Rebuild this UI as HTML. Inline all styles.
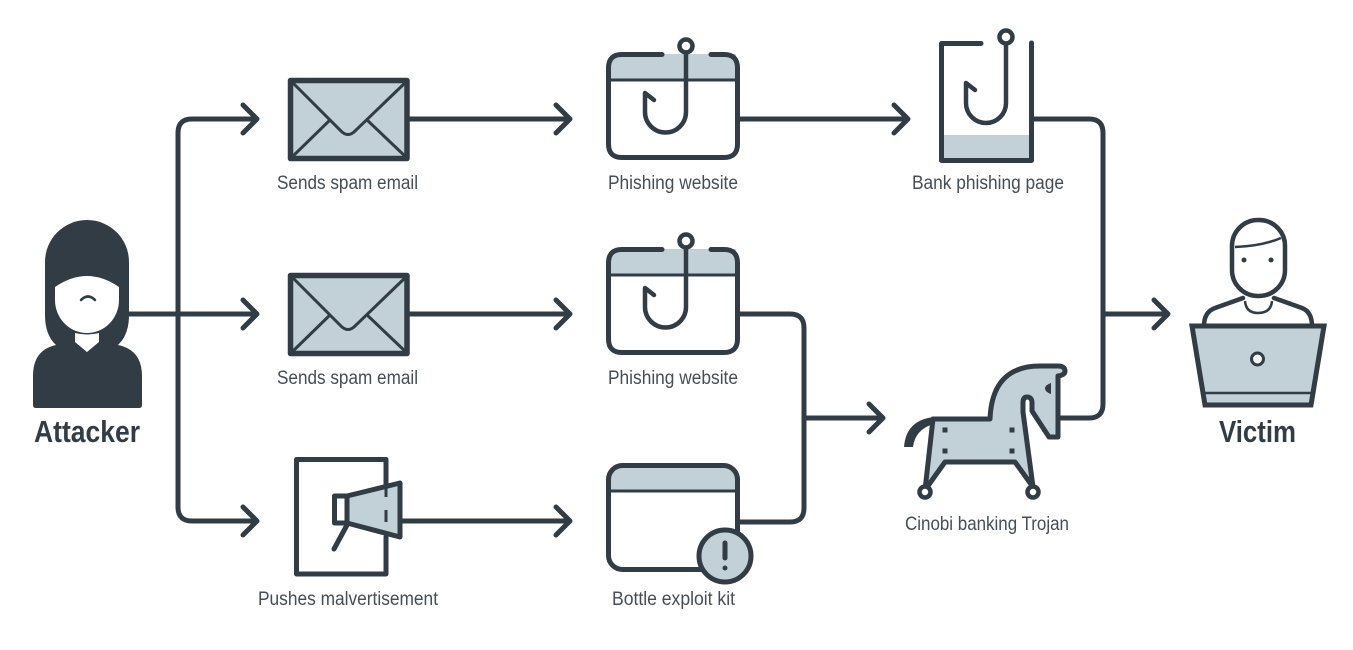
<!DOCTYPE html>
<html><head><meta charset="utf-8"><style>
html,body{margin:0;padding:0;background:#fff}
svg{display:block}
text{font-family:"Liberation Sans",sans-serif;fill:#454e55}
.b{font-weight:bold;fill:#323c44;font-size:31px}
.l{font-size:19px}
.s{fill:none;stroke:#323c44;stroke-width:5;stroke-linecap:round;stroke-linejoin:round}
.f{fill:#c2d0d7;stroke:none}
.t{fill:none;stroke:#323c44;stroke-width:3}
</style></head><body>
<svg width="1353" height="650" viewBox="0 0 1353 650" xmlns="http://www.w3.org/2000/svg">
<defs>
<g id="env">
<rect x="290.5" y="80.5" width="116.5" height="78" fill="#c2d0d7" stroke="#323c44" stroke-width="5.5" stroke-linejoin="round"/>
<path d="M291 81L342 132Q348 137 354 132L407 81M291 158L331 119M407 158L366 119" fill="none" stroke="#323c44" stroke-width="3"/>
</g>
<g id="web">
<path class="f" d="M610 80V66Q610 54 622 54H736V80Z" />
<path class="f" d="M700 54H725Q737 54 737 66V80H700Z"/>
<path class="t" d="M609 80H738"/>
<path class="s" d="M662 54.5H622Q608.500 54.500 608.500 68V144Q608.500 157.500 622 157.500H724Q737.500 157.500 737.500 144V68Q737.500 54.500 724 54.500H711"/>
<circle cx="686" cy="46" r="6.500" fill="#fff" stroke="#323c44" stroke-width="4.500"/>
<path d="M686 53V112A20.500 20.500 0 0 1 645 112V93L654 100" fill="none" stroke="#323c44" stroke-width="4.500" stroke-linecap="round" stroke-linejoin="round"/>
</g>
</defs>

<!-- connectors -->
<g class="s">
<path d="M129 314H257M243 300L257 314L243 328"/>
<path d="M257 119H192Q178 119 178 133V507Q178 521 192 521H257M243 105L257 119L243 133M243 507L257 521L243 535"/>
<path d="M409 119H570M556 105L570 119L556 133"/>
<path d="M409 314H570M556 300L570 314L556 328"/>
<path d="M401 521H570M556 507L570 521L556 535"/>
<path d="M740 119H908M894 105L908 119L894 133"/>
<path d="M740 314H790Q804 314 804 328V508Q804 522 790 522H740"/>
<path d="M804 418H883M869 404L883 418L869 432"/>
<path d="M1033 119H1089Q1103 119 1103 133V404Q1103 418 1089 418H1058"/>
<path d="M1103 314H1168M1154 300L1168 314L1154 328"/>
</g>

<!-- attacker -->
<path fill="#323c44" d="M45 262A42 42 0 0 1 129 262V315Q129 335 118 345Q142 350 142 376V405Q142 408 139 408H36Q33 408 33 405V376Q33 350 56 345Q45 335 45 315Z"/>
<path fill="#fff" d="M55 287Q87 265 119 287V300A32 33 0 0 1 55 300Z"/>
<path fill="#fff" d="M75 333Q87 336 99 333V342L87 352L75 342Z"/>
<path d="M81 300Q88 293 95 300" fill="none" stroke="#323c44" stroke-width="2.500" stroke-linecap="round"/>
<text class="b" x="34" y="442" textLength="106" lengthAdjust="spacingAndGlyphs">Attacker</text>

<!-- envelopes -->
<use href="#env"/>
<use href="#env" y="195"/>
<text class="l" x="277" y="189" textLength="141" lengthAdjust="spacingAndGlyphs">Sends spam email</text>
<text class="l" x="277" y="384" textLength="141" lengthAdjust="spacingAndGlyphs">Sends spam email</text>

<!-- websites -->
<use href="#web"/>
<use href="#web" y="195"/>
<text class="l" x="608" y="189" textLength="130" lengthAdjust="spacingAndGlyphs">Phishing website</text>
<text class="l" x="608" y="384" textLength="130" lengthAdjust="spacingAndGlyphs">Phishing website</text>

<!-- bank page -->
<rect class="f" x="942" y="135" width="89" height="25"/>
<path class="s" d="M981 43.500H941.500V160.500H1031.500V43"/>
<circle cx="1006" cy="37" r="6.500" fill="#fff" stroke="#323c44" stroke-width="4.500"/>
<path d="M1006 44V103A20 20 0 0 1 966 103V83L975 90" fill="none" stroke="#323c44" stroke-width="4.500" stroke-linecap="round" stroke-linejoin="round"/>
<text class="l" x="912" y="189" textLength="152" lengthAdjust="spacingAndGlyphs">Bank phishing page</text>

<!-- malvertisement -->
<path class="s" d="M386 490V459.500H296.500V574H386V537"/>
<path fill="#c2d0d7" d="M348 497L400 483V537L348 523Z"/>
<path d="M386 488V497M386 510V522" stroke="#323c44" stroke-width="3" fill="none"/>
<path class="s" d="M347 496L400 483V537L347 523H334.500V496Z"/>
<path class="s" d="M347 496V523M347 525L334 549"/>
<text class="l" x="258" y="605" textLength="180" lengthAdjust="spacingAndGlyphs">Pushes malvertisement</text>

<!-- exploit kit -->
<path class="f" d="M609 491V480Q609 466 623 466H724Q738 466 738 480V491Z"/>
<path class="t" d="M609 491H738"/>
<rect class="s" x="608.500" y="465.500" width="129" height="104" rx="14" style="fill:none"/>
<circle cx="725" cy="556" r="26" fill="#c2d0d7" stroke="#323c44" stroke-width="5"/>
<path d="M725 543V558" stroke="#323c44" stroke-width="5" stroke-linecap="round"/>
<circle cx="725" cy="568" r="2.500" fill="#323c44"/>
<text class="l" x="612" y="605" textLength="123" lengthAdjust="spacingAndGlyphs">Bottle exploit kit</text>

<!-- trojan horse -->
<path fill="#323c44" d="M934 417Q906 420 904 447H913Q915 430 933 424Z"/>
<path d="M933 419H990Q992 366 1040 366H1058Q1065 366 1065 371Q1065 375 1058 376V437H1049L1032 411V403Q1032 397 1027 397Q1023 397 1023 403V412L1033 487L1015 462H945L925 490Z" fill="#c2d0d7" stroke="#323c44" stroke-width="5" stroke-linejoin="round"/>
<circle cx="925" cy="492" r="5.500" fill="#fff" stroke="#323c44" stroke-width="4.500"/>
<circle cx="1033" cy="492" r="5.500" fill="#fff" stroke="#323c44" stroke-width="4.500"/>
<g fill="#323c44">
<rect x="942.500" y="427.500" width="5" height="5"/>
<rect x="942.500" y="448.500" width="5" height="5"/>
<rect x="1009.500" y="427.500" width="5" height="5"/>
<rect x="1009.500" y="448.500" width="5" height="5"/>
<path d="M1051 383V394Q1045 392 1045 388.500Q1045 385 1051 383Z"/>
</g>
<text class="l" x="905" y="530" textLength="164" lengthAdjust="spacingAndGlyphs">Cinobi banking Trojan</text>

<!-- victim -->
<rect x="1232" y="220" width="53" height="76" rx="26" fill="#fff" stroke="#323c44" stroke-width="4.500"/>
<path d="M1235 247Q1262 246 1281 238" fill="none" stroke="#323c44" stroke-width="2.500"/>
<circle cx="1244" cy="260" r="2.500" fill="#323c44"/>
<circle cx="1271" cy="260" r="2.500" fill="#323c44"/>
<path d="M1243 298L1215 308Q1204 312 1204 326M1274 298L1302 308Q1312 312 1312 326" fill="none" stroke="#323c44" stroke-width="4.500" stroke-linecap="round"/>
<path d="M1245 301Q1246 313 1258 313Q1271 313 1272 301" fill="none" stroke="#323c44" stroke-width="2.500"/>
<path d="M1192 326H1324L1311 405H1205Z" fill="#c2d0d7" stroke="#323c44" stroke-width="5" stroke-linejoin="miter"/>
<path d="M1203 393H1313" stroke="#323c44" stroke-width="2.500"/>
<circle cx="1257.500" cy="359" r="6" fill="#f2f2f2" stroke="#323c44" stroke-width="3"/>
<text class="b" x="1219" y="442" textLength="77" lengthAdjust="spacingAndGlyphs">Victim</text>
</svg>
</body></html>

------------------------------------------------

Direction: Repeat the material exactly as it reads, without any of its pictures.

The response:
Rebuild this UI as HTML. Inline all styles.
<!DOCTYPE html>
<html><head><meta charset="utf-8"><style>
html,body{margin:0;padding:0;background:#fff}
svg{display:block}
text{font-family:"Liberation Sans",sans-serif;fill:#454e55}
.b{font-weight:bold;fill:#323c44;font-size:31px}
.l{font-size:19px}
.s{fill:none;stroke:#323c44;stroke-width:5;stroke-linecap:round;stroke-linejoin:round}
.f{fill:#c2d0d7;stroke:none}
.t{fill:none;stroke:#323c44;stroke-width:3}
</style></head><body>
<svg width="1353" height="650" viewBox="0 0 1353 650" xmlns="http://www.w3.org/2000/svg">
<defs>
<g id="env">
<rect x="290.5" y="80.5" width="116.5" height="78" fill="#c2d0d7" stroke="#323c44" stroke-width="5.5" stroke-linejoin="round"/>
<path d="M291 81L342 132Q348 137 354 132L407 81M291 158L331 119M407 158L366 119" fill="none" stroke="#323c44" stroke-width="3"/>
</g>
<g id="web">
<path class="f" d="M610 80V66Q610 54 622 54H736V80Z" />
<path class="f" d="M700 54H725Q737 54 737 66V80H700Z"/>
<path class="t" d="M609 80H738"/>
<path class="s" d="M662 54.5H622Q608.500 54.500 608.500 68V144Q608.500 157.500 622 157.500H724Q737.500 157.500 737.500 144V68Q737.500 54.500 724 54.500H711"/>
<circle cx="686" cy="46" r="6.500" fill="#fff" stroke="#323c44" stroke-width="4.500"/>
<path d="M686 53V112A20.500 20.500 0 0 1 645 112V93L654 100" fill="none" stroke="#323c44" stroke-width="4.500" stroke-linecap="round" stroke-linejoin="round"/>
</g>
</defs>

<!-- connectors -->
<g class="s">
<path d="M129 314H257M243 300L257 314L243 328"/>
<path d="M257 119H192Q178 119 178 133V507Q178 521 192 521H257M243 105L257 119L243 133M243 507L257 521L243 535"/>
<path d="M409 119H570M556 105L570 119L556 133"/>
<path d="M409 314H570M556 300L570 314L556 328"/>
<path d="M401 521H570M556 507L570 521L556 535"/>
<path d="M740 119H908M894 105L908 119L894 133"/>
<path d="M740 314H790Q804 314 804 328V508Q804 522 790 522H740"/>
<path d="M804 418H883M869 404L883 418L869 432"/>
<path d="M1033 119H1089Q1103 119 1103 133V404Q1103 418 1089 418H1058"/>
<path d="M1103 314H1168M1154 300L1168 314L1154 328"/>
</g>

<!-- attacker -->
<path fill="#323c44" d="M45 262A42 42 0 0 1 129 262V315Q129 335 118 345Q142 350 142 376V405Q142 408 139 408H36Q33 408 33 405V376Q33 350 56 345Q45 335 45 315Z"/>
<path fill="#fff" d="M55 287Q87 265 119 287V300A32 33 0 0 1 55 300Z"/>
<path fill="#fff" d="M75 333Q87 336 99 333V342L87 352L75 342Z"/>
<path d="M81 300Q88 293 95 300" fill="none" stroke="#323c44" stroke-width="2.500" stroke-linecap="round"/>
<text class="b" x="34" y="442" textLength="106" lengthAdjust="spacingAndGlyphs">Attacker</text>

<!-- envelopes -->
<use href="#env"/>
<use href="#env" y="195"/>
<text class="l" x="277" y="189" textLength="141" lengthAdjust="spacingAndGlyphs">Sends spam email</text>
<text class="l" x="277" y="384" textLength="141" lengthAdjust="spacingAndGlyphs">Sends spam email</text>

<!-- websites -->
<use href="#web"/>
<use href="#web" y="195"/>
<text class="l" x="608" y="189" textLength="130" lengthAdjust="spacingAndGlyphs">Phishing website</text>
<text class="l" x="608" y="384" textLength="130" lengthAdjust="spacingAndGlyphs">Phishing website</text>

<!-- bank page -->
<rect class="f" x="942" y="135" width="89" height="25"/>
<path class="s" d="M981 43.500H941.500V160.500H1031.500V43"/>
<circle cx="1006" cy="37" r="6.500" fill="#fff" stroke="#323c44" stroke-width="4.500"/>
<path d="M1006 44V103A20 20 0 0 1 966 103V83L975 90" fill="none" stroke="#323c44" stroke-width="4.500" stroke-linecap="round" stroke-linejoin="round"/>
<text class="l" x="912" y="189" textLength="152" lengthAdjust="spacingAndGlyphs">Bank phishing page</text>

<!-- malvertisement -->
<path class="s" d="M386 490V459.500H296.500V574H386V537"/>
<path fill="#c2d0d7" d="M348 497L400 483V537L348 523Z"/>
<path d="M386 488V497M386 510V522" stroke="#323c44" stroke-width="3" fill="none"/>
<path class="s" d="M347 496L400 483V537L347 523H334.500V496Z"/>
<path class="s" d="M347 496V523M347 525L334 549"/>
<text class="l" x="258" y="605" textLength="180" lengthAdjust="spacingAndGlyphs">Pushes malvertisement</text>

<!-- exploit kit -->
<path class="f" d="M609 491V480Q609 466 623 466H724Q738 466 738 480V491Z"/>
<path class="t" d="M609 491H738"/>
<rect class="s" x="608.500" y="465.500" width="129" height="104" rx="14" style="fill:none"/>
<circle cx="725" cy="556" r="26" fill="#c2d0d7" stroke="#323c44" stroke-width="5"/>
<path d="M725 543V558" stroke="#323c44" stroke-width="5" stroke-linecap="round"/>
<circle cx="725" cy="568" r="2.500" fill="#323c44"/>
<text class="l" x="612" y="605" textLength="123" lengthAdjust="spacingAndGlyphs">Bottle exploit kit</text>

<!-- trojan horse -->
<path fill="#323c44" d="M934 417Q906 420 904 447H913Q915 430 933 424Z"/>
<path d="M933 419H990Q992 366 1040 366H1058Q1065 366 1065 371Q1065 375 1058 376V437H1049L1032 411V403Q1032 397 1027 397Q1023 397 1023 403V412L1033 487L1015 462H945L925 490Z" fill="#c2d0d7" stroke="#323c44" stroke-width="5" stroke-linejoin="round"/>
<circle cx="925" cy="492" r="5.500" fill="#fff" stroke="#323c44" stroke-width="4.500"/>
<circle cx="1033" cy="492" r="5.500" fill="#fff" stroke="#323c44" stroke-width="4.500"/>
<g fill="#323c44">
<rect x="942.500" y="427.500" width="5" height="5"/>
<rect x="942.500" y="448.500" width="5" height="5"/>
<rect x="1009.500" y="427.500" width="5" height="5"/>
<rect x="1009.500" y="448.500" width="5" height="5"/>
<path d="M1051 383V394Q1045 392 1045 388.500Q1045 385 1051 383Z"/>
</g>
<text class="l" x="905" y="530" textLength="164" lengthAdjust="spacingAndGlyphs">Cinobi banking Trojan</text>

<!-- victim -->
<rect x="1232" y="220" width="53" height="76" rx="26" fill="#fff" stroke="#323c44" stroke-width="4.500"/>
<path d="M1235 247Q1262 246 1281 238" fill="none" stroke="#323c44" stroke-width="2.500"/>
<circle cx="1244" cy="260" r="2.500" fill="#323c44"/>
<circle cx="1271" cy="260" r="2.500" fill="#323c44"/>
<path d="M1243 298L1215 308Q1204 312 1204 326M1274 298L1302 308Q1312 312 1312 326" fill="none" stroke="#323c44" stroke-width="4.500" stroke-linecap="round"/>
<path d="M1245 301Q1246 313 1258 313Q1271 313 1272 301" fill="none" stroke="#323c44" stroke-width="2.500"/>
<path d="M1192 326H1324L1311 405H1205Z" fill="#c2d0d7" stroke="#323c44" stroke-width="5" stroke-linejoin="miter"/>
<path d="M1203 393H1313" stroke="#323c44" stroke-width="2.500"/>
<circle cx="1257.500" cy="359" r="6" fill="#f2f2f2" stroke="#323c44" stroke-width="3"/>
<text class="b" x="1219" y="442" textLength="77" lengthAdjust="spacingAndGlyphs">Victim</text>
</svg>
</body></html>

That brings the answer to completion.